Stated task
Up to and including the line that contains "import seaborn as sns", write out each line of the material from its first line, exactly.

- - - - -

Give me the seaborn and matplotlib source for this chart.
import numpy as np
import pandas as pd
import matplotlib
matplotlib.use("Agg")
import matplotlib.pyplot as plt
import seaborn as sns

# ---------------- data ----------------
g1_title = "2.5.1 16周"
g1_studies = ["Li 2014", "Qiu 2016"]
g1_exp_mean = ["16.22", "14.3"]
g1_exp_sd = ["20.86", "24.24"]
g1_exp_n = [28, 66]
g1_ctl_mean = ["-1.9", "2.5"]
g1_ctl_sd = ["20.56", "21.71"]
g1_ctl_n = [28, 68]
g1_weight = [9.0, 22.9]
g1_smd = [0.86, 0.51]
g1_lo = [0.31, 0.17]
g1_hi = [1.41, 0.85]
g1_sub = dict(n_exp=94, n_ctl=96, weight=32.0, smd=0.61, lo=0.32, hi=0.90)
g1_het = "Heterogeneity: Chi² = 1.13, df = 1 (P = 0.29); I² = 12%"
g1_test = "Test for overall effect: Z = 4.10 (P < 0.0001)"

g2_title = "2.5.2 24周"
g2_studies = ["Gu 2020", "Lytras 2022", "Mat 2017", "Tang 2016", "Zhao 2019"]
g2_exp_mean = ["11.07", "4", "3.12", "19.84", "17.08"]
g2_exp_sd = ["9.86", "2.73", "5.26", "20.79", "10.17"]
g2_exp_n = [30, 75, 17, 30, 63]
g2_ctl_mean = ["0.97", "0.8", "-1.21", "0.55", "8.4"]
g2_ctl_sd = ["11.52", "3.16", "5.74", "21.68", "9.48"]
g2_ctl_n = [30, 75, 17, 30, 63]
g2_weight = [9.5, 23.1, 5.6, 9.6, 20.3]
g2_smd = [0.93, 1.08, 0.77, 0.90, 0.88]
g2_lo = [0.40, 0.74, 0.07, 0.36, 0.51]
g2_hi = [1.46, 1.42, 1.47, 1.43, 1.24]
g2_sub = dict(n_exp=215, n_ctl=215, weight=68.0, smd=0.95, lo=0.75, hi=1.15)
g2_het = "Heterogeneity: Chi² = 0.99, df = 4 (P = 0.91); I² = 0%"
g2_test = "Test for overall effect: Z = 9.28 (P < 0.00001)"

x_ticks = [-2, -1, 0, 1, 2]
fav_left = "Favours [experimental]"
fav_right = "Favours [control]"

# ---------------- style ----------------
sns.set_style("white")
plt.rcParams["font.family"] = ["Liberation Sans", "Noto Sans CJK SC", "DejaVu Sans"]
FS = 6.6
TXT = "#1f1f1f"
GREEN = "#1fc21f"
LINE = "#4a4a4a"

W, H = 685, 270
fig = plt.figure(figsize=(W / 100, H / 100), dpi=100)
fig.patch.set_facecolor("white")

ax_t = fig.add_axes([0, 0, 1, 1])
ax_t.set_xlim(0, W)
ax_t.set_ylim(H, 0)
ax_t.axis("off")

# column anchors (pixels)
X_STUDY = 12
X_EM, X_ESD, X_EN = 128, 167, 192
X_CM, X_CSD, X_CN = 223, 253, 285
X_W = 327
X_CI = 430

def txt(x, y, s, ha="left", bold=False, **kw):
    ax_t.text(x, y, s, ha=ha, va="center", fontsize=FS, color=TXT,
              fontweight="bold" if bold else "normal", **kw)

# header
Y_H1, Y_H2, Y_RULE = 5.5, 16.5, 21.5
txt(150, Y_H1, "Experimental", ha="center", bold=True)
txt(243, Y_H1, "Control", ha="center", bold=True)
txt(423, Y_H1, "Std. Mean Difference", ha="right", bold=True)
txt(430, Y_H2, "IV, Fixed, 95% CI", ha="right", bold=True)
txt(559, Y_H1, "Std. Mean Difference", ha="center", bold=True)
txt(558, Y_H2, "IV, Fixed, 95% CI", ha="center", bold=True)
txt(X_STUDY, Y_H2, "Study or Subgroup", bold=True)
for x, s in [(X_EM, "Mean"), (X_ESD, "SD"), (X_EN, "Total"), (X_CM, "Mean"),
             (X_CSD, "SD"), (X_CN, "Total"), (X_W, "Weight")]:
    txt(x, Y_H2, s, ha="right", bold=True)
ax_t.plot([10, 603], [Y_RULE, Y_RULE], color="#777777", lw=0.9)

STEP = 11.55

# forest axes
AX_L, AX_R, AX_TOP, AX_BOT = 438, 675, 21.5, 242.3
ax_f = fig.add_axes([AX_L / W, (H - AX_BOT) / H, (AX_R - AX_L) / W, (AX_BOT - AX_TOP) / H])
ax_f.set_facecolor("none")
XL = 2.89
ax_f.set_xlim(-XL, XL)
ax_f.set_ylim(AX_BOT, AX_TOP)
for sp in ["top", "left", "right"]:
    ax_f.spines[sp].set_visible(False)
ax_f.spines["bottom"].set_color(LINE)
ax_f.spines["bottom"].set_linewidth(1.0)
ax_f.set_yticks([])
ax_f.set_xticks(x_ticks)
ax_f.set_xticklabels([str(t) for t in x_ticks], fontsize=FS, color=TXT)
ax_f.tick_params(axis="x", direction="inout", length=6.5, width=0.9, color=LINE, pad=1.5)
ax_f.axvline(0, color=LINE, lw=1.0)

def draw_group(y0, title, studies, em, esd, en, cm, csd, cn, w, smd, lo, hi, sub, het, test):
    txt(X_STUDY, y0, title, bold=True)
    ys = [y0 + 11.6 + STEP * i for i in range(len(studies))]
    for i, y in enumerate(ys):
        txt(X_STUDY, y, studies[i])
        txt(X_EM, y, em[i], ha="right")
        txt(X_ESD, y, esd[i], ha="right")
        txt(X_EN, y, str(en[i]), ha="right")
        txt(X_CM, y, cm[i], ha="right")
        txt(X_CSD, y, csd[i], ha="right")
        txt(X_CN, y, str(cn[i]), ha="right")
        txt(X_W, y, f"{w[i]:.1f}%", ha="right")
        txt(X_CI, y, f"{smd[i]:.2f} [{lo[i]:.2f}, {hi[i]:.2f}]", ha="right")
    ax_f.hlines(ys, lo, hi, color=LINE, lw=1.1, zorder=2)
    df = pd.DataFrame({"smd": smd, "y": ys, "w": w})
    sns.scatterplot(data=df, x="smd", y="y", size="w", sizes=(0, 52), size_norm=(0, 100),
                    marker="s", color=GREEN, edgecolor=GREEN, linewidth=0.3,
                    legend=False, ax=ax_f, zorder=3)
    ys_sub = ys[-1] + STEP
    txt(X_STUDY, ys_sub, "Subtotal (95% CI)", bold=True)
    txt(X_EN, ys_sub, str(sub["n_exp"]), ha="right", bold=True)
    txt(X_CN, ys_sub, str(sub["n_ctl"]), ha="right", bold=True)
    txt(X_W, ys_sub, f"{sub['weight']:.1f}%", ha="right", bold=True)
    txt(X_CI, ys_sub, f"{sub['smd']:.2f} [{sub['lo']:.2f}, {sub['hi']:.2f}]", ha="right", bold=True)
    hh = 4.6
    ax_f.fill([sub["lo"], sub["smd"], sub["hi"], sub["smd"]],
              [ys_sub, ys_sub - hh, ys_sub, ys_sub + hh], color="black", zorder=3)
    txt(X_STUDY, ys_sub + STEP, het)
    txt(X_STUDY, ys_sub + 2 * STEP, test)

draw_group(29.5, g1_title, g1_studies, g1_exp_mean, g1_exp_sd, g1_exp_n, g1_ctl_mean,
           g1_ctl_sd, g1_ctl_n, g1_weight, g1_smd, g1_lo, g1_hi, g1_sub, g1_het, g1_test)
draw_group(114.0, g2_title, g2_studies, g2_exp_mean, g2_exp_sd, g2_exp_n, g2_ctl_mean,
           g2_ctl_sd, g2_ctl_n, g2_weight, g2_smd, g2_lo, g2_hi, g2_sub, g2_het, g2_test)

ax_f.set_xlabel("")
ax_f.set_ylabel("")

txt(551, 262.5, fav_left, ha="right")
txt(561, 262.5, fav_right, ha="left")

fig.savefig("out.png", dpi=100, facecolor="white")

- - - - -

Output of the task
Give me the seaborn and matplotlib source for this chart.
import numpy as np
import pandas as pd
import matplotlib
matplotlib.use("Agg")
import matplotlib.pyplot as plt
import seaborn as sns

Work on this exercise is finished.